Saturday, July 24, 2004

Ana Finel Honigman on David Nicholson


I really should make Artnet part of my regular reading. But somehow it never makes the cut in between coffee number one and coffee number two. I dunno why. None the less last week I came across Ms. Honigman's interview with Mr. Nicholson, the only reason that this is significant, is that she writes "The Montreal-born Nicholson, who has no formal artistic training (and in fact is an amateur middleweight boxer)" although if he is an Amateur Boxer how does he pay the bills, but I digress. Her 1,692 word interview strikes me as interesting on a couple of points.

First, most of her questions are banal at best.

  • "Why do you choose to paint in oil?"

  • "Right before Sept. 11, 2001, you did a series of paintings about East/ West tensions. How did that series come about?"

  • "Who or what would you cite as your strongest art historical or cultural influence?"

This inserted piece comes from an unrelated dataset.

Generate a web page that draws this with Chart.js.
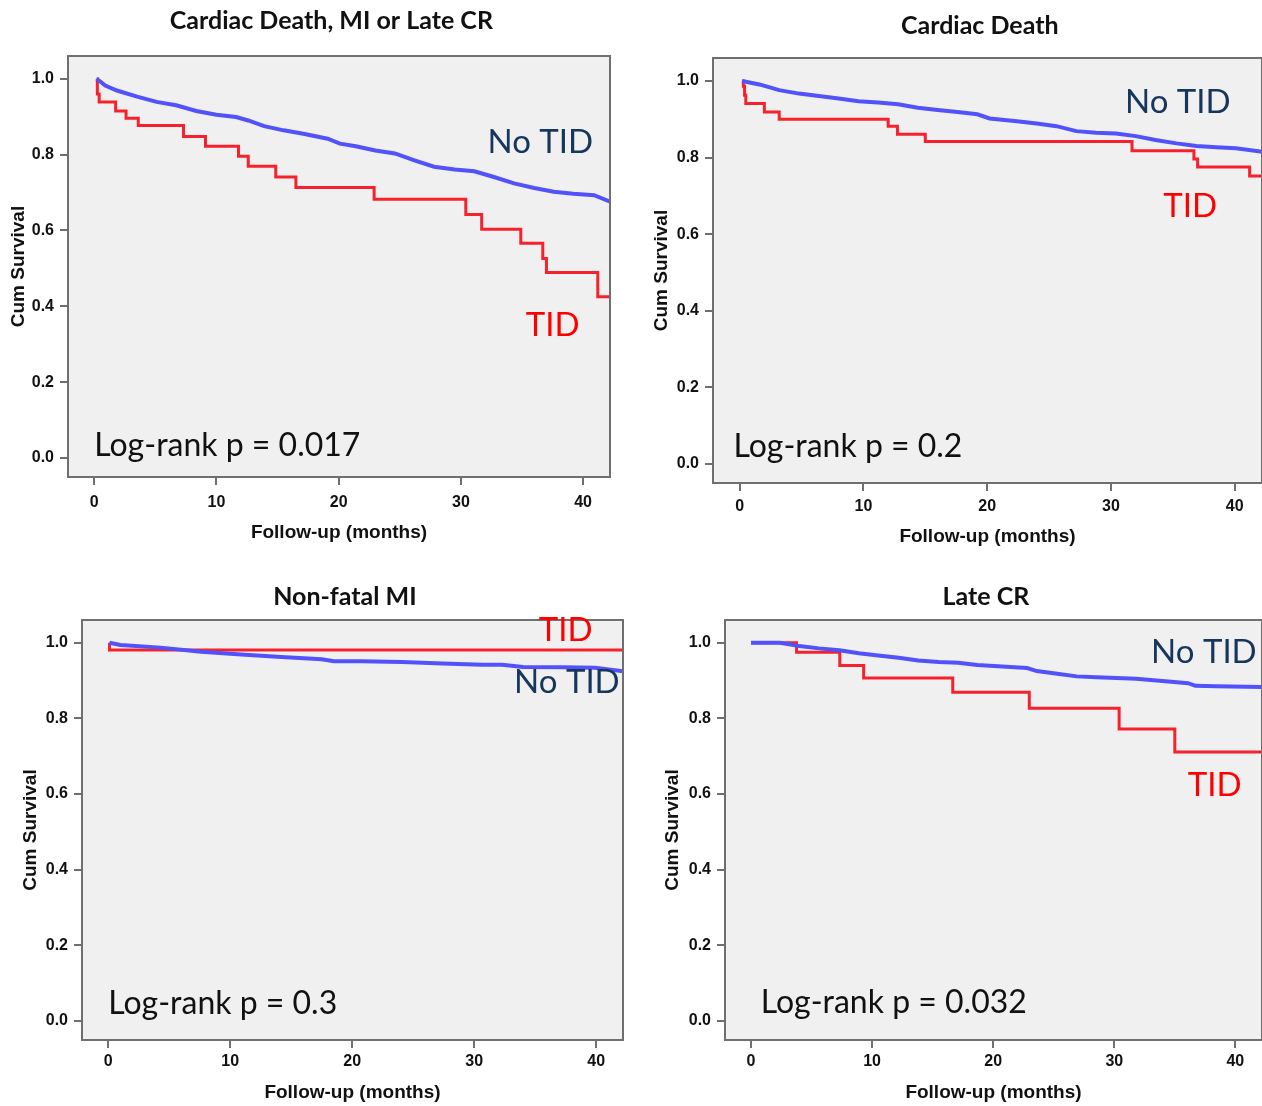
<!DOCTYPE html>
<html>
<head>
<meta charset="utf-8">
<title>TID survival curves</title>
<script src="https://cdn.jsdelivr.net/npm/chart.js@4.4.1/dist/chart.umd.min.js"></script>
<style>
  html, body { margin: 0; padding: 0; background: #fff; }
  body { width: 1262px; height: 1106px; overflow: hidden; position: relative; }
  canvas { position: absolute; }
</style>
</head>
<body>
<canvas id="p1"></canvas>
<canvas id="p2"></canvas>
<canvas id="p3"></canvas>
<canvas id="p4"></canvas>

<script>
// ---- data (months, cumulative survival) ----
var xTicks = [0, 10, 20, 30, 40];
var yTicks = [0.0, 0.2, 0.4, 0.6, 0.8, 1.0];

// Cardiac Death, MI or Late CR
var cdmiTidTime = [0.2, 0.25, 0.4, 1.75, 2.6, 3.6, 7.3, 9.1, 11.8, 12.6, 14.85, 16.5, 22.9, 30.4, 31.7, 34.9, 36.7, 37.0, 41.2, 42.3];
var cdmiTidSurv = [1.0, 0.96, 0.939, 0.915, 0.896, 0.877, 0.848, 0.822, 0.796, 0.769, 0.741, 0.713, 0.682, 0.642, 0.603, 0.566, 0.526, 0.489, 0.425, 0.425];
var cdmiNoTime = [0.2, 0.9, 1.85, 3.5, 5.1, 6.7, 8.35, 10.0, 11.6, 12.6, 13.9, 15.5, 17.1, 19.1, 20.1, 21.4, 23.0, 24.6, 26.2, 27.8, 29.5, 31.1, 32.7, 34.35, 36.0, 37.6, 39.2, 40.9, 42.3];
var cdmiNoSurv = [1.0, 0.982, 0.969, 0.953, 0.939, 0.930, 0.915, 0.905, 0.899, 0.890, 0.875, 0.864, 0.855, 0.842, 0.829, 0.822, 0.811, 0.803, 0.785, 0.768, 0.761, 0.756, 0.741, 0.724, 0.712, 0.702, 0.697, 0.693, 0.675];

// Cardiac Death
var cdTidTime = [0.2, 0.3, 0.4, 0.5, 2.0, 3.2, 12.0, 12.75, 15.0, 31.7, 36.7, 37.0, 41.2, 42.3];
var cdTidSurv = [1.0, 0.986, 0.963, 0.941, 0.919, 0.900, 0.882, 0.861, 0.842, 0.818, 0.796, 0.775, 0.752, 0.752];
var cdNoTime = [0.2, 1.6, 3.2, 4.8, 6.4, 8.0, 9.6, 11.2, 12.8, 14.4, 16.0, 17.6, 19.2, 20.2, 22.4, 24.0, 25.6, 27.2, 28.8, 30.4, 32.0, 33.6, 35.3, 36.9, 38.5, 40.1, 42.3];
var cdNoSurv = [1.0, 0.991, 0.976, 0.967, 0.961, 0.954, 0.947, 0.944, 0.939, 0.930, 0.924, 0.919, 0.913, 0.902, 0.895, 0.889, 0.882, 0.869, 0.865, 0.863, 0.856, 0.846, 0.837, 0.830, 0.827, 0.824, 0.815];

// Non-fatal MI
var miTidTime = [0.1, 0.1, 42.3];
var miTidSurv = [1.0, 0.981, 0.981];
var miNoTime = [0.1, 1.0, 4.3, 7.6, 10.9, 14.2, 17.5, 18.5, 20.8, 24.1, 27.4, 30.7, 32.3, 34.0, 37.3, 39.9, 42.3];
var miNoSurv = [1.0, 0.994, 0.987, 0.976, 0.969, 0.962, 0.956, 0.951, 0.951, 0.949, 0.945, 0.942, 0.942, 0.936, 0.935, 0.934, 0.924];

// Late CR
var crTidTime = [0.0, 3.76, 7.33, 9.3, 16.66, 22.98, 30.4, 35.0, 42.3];
var crTidSurv = [1.0, 0.975, 0.94, 0.907, 0.869, 0.827, 0.772, 0.711, 0.711];
var crNoTime = [0.0, 2.4, 4.0, 5.6, 7.3, 8.9, 10.5, 12.2, 13.8, 15.5, 17.1, 18.7, 20.4, 22.8, 23.6, 25.3, 26.9, 28.5, 30.2, 31.8, 33.5, 36.1, 36.7, 38.4, 42.3];
var crNoSurv = [1.0, 1.0, 0.991, 0.985, 0.980, 0.972, 0.966, 0.960, 0.953, 0.949, 0.947, 0.941, 0.938, 0.933, 0.925, 0.918, 0.911, 0.909, 0.907, 0.905, 0.900, 0.893, 0.886, 0.885, 0.883];

// Colors
var tidRed = '#f5222d';
var noTidBlue = '#5252fa';
var navy = '#17365d';
var boxGrey = '#6f6f6f';
var plotBg = '#f0f0f0';

var tickFont = { family: "'Liberation Sans', Arial, sans-serif", size: 16, weight: 'bold' };
var titleFont = { family: "'Liberation Sans', Arial, sans-serif", size: 19, weight: 'bold' };
var calibriLike = "Lato, 'Open Sans', sans-serif";

function pts(xs, ys) {
    return xs.map(function (x, i) { return { x: x, y: ys[i] }; });
}

// Plot background, frame, heading and in-plot labels
var panelDecor = {
    id: 'panelDecor',
    beforeDatasetsDraw: function (chart) {
        var a = chart.chartArea, ctx = chart.ctx;
        ctx.save();
        ctx.fillStyle = plotBg;
        ctx.fillRect(a.left, a.top, a.right - a.left, a.bottom - a.top);
        ctx.restore();
    },
    afterDatasetsDraw: function (chart, args, opts) {
        var a = chart.chartArea, ctx = chart.ctx;
        var xs = chart.scales.x, ys = chart.scales.y;
        ctx.save();
        ctx.strokeStyle = boxGrey;
        ctx.lineWidth = 2;
        ctx.strokeRect(a.left, a.top, a.right - a.left, a.bottom - a.top);

        // heading above the frame
        ctx.fillStyle = '#111';
        ctx.font = 'bold 25px ' + calibriLike;
        ctx.textAlign = 'center';
        ctx.textBaseline = 'middle';
        ctx.fillText(opts.heading, xs.getPixelForValue(opts.headingX), a.top - opts.headingGap);

        // labels inside the plot
        opts.labels.forEach(function (l) {
            ctx.fillStyle = l.color;
            ctx.font = l.size + 'px ' + calibriLike;
            ctx.textAlign = l.align || 'center';
            ctx.textBaseline = 'middle';
            ctx.fillText(l.text, xs.getPixelForValue(l.x), ys.getPixelForValue(l.y));
        });
        ctx.restore();
    }
};

function makePanel(id, p) {
    var cv = document.getElementById(id);
    cv.style.left = p.box[0] + 'px';
    cv.style.top = p.box[1] + 'px';
    cv.width = p.box[2];
    cv.height = p.box[3];

    new Chart(cv.getContext('2d'), {
        type: 'line',
        data: {
            datasets: [{
                label: 'No TID',
                data: pts(p.noTime, p.noSurv),
                borderColor: noTidBlue,
                borderWidth: 4,
                pointRadius: 0,
                tension: 0
            }, {
                label: 'TID',
                data: pts(p.tidTime, p.tidSurv),
                borderColor: tidRed,
                borderWidth: 3,
                pointRadius: 0,
                stepped: 'before'
            }]
        },
        options: {
            responsive: false,
            animation: false,
            layout: { padding: { top: p.padTop, right: p.padRight, left: 0, bottom: 0 } },
            plugins: {
                legend: { display: false },
                tooltip: { enabled: false },
                panelDecor: { heading: p.heading, headingX: 19.4, headingGap: p.headingGap, labels: p.labels }
            },
            scales: {
                x: {
                    type: 'linear',
                    min: -2.15,
                    max: 42.2,
                    afterFit: function (s) { s.height = p.xAxisH; },
                    afterBuildTicks: function (s) { s.ticks = xTicks.map(function (v) { return { value: v }; }); },
                    ticks: { font: tickFont, color: '#111', padding: p.xTickPad, maxRotation: 0,
                             callback: function (v) { return String(v); } },
                    grid: { drawOnChartArea: false, drawTicks: true, tickLength: 8, color: boxGrey, lineWidth: 2 },
                    border: { display: false },
                    title: { display: true, text: 'Follow-up (months)', font: titleFont, color: '#111',
                             padding: { top: 0, bottom: p.xTitlePad } }
                },
                y: {
                    min: -0.05,
                    max: 1.06,
                    afterFit: function (s) { s.width = p.yAxisW; },
                    afterBuildTicks: function (s) { s.ticks = yTicks.map(function (v) { return { value: v }; }); },
                    ticks: { font: tickFont, color: '#111', padding: 6,
                             callback: function (v) { return v.toFixed(1); } },
                    grid: { drawOnChartArea: false, drawTicks: true, tickLength: 8, color: boxGrey, lineWidth: 2 },
                    border: { display: false },
                    title: { display: true, text: 'Cum Survival', font: titleFont, color: '#111',
                             padding: { top: p.yTitlePad, bottom: 0 } }
                }
            }
        },
        plugins: [panelDecor]
    });
}

makePanel('p1', {
    box: [0, 0, 625, 560], padTop: 56, padRight: 15, yAxisW: 68, xAxisH: 83,
    xTickPad: 8, xTitlePad: 16, yTitlePad: 7,
    heading: 'Cardiac Death, MI or Late CR', headingGap: 35,
    tidTime: cdmiTidTime, tidSurv: cdmiTidSurv, noTime: cdmiNoTime, noSurv: cdmiNoSurv,
    labels: [
        { text: 'No TID', x: 36.5, y: 0.832, color: navy, size: 33 },
        { text: 'TID', x: 37.5, y: 0.35, color: '#ff0000', size: 33 },
        { text: 'Log-rank p = 0.017', x: 0.0, y: 0.032, color: '#111', size: 32, align: 'left' }
    ]
});

makePanel('p2', {
    box: [640, 0, 632, 560], padTop: 58, padRight: 10, yAxisW: 73, xAxisH: 77,
    xTickPad: 6, xTitlePad: 12, yTitlePad: 10,
    heading: 'Cardiac Death', headingGap: 32,
    tidTime: cdTidTime, tidSurv: cdTidSurv, noTime: cdNoTime, noSurv: cdNoSurv,
    labels: [
        { text: 'No TID', x: 35.4, y: 0.945, color: navy, size: 33 },
        { text: 'TID', x: 36.4, y: 0.672, color: '#ff0000', size: 33 },
        { text: 'Log-rank p = 0.2', x: -0.5, y: 0.044, color: '#111', size: 32, align: 'left' }
    ]
});

makePanel('p3', {
    box: [0, 570, 640, 536], padTop: 50, padRight: 17, yAxisW: 82, xAxisH: 66,
    xTickPad: 4, xTitlePad: 2, yTitlePad: 19,
    heading: 'Non-fatal MI', headingGap: 23,
    tidTime: miTidTime, tidSurv: miTidSurv, noTime: miNoTime, noSurv: miNoSurv,
    labels: [
        { text: 'TID', x: 37.5, y: 1.032, color: '#ff0000', size: 33 },
        { text: 'No TID', x: 37.6, y: 0.894, color: navy, size: 33 },
        { text: 'Log-rank p = 0.3', x: 0.0, y: 0.045, color: '#111', size: 32, align: 'left' }
    ]
});

makePanel('p4', {
    box: [640, 570, 632, 536], padTop: 50, padRight: 10, yAxisW: 85, xAxisH: 66,
    xTickPad: 4, xTitlePad: 2, yTitlePad: 21,
    heading: 'Late CR', headingGap: 23,
    tidTime: crTidTime, tidSurv: crTidSurv, noTime: crNoTime, noSurv: crNoSurv,
    labels: [
        { text: 'No TID', x: 37.4, y: 0.974, color: navy, size: 33 },
        { text: 'TID', x: 38.3, y: 0.624, color: '#ff0000', size: 33 },
        { text: 'Log-rank p = 0.032', x: 0.8, y: 0.048, color: '#111', size: 32, align: 'left' }
    ]
});
</script>
</body>
</html>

  • "Do you feel that, as an artist, you need to engage art history directly without the mediation of critical theory or academic discourse?"
Umm, not to belabor the obvious, but if you're going to lead with a question about medium (and by extension, technique) follow it up. She doesn't.
With regards to the second question I pulled, yes, you're living in New York City, but fer chrisakes, despite what Michael Moore and George Bush say, not everything revolves around Sept. 11. If Ms. Honigman had paid attention to her question she would have realized that Mr. Nicholson actually made the paintings before then. A question along the lines of "your series of paintings depicting East-West tensions are quite powerful, how did you come to make them?"

The question about influences is so completely flat as to almost become ridiculous, and I won't bore you with another rant against three syllable words. OK?

Now, some of the answers she elicits from Mr. Nicholson are quite telling. He states "I am referencing porn less than I am updating the notion of ideal beauty." Umm, I'd love to know when was the last time Mr. Nicholson got laid. And he then follows that up with "Why is it that history can tell that there was a difference between Shakespeare and his contemporaries but we are incapable of discerning taste distinctions in our contemporary culture?" I think that explains perfectly why Mr. Nicholson is a painter.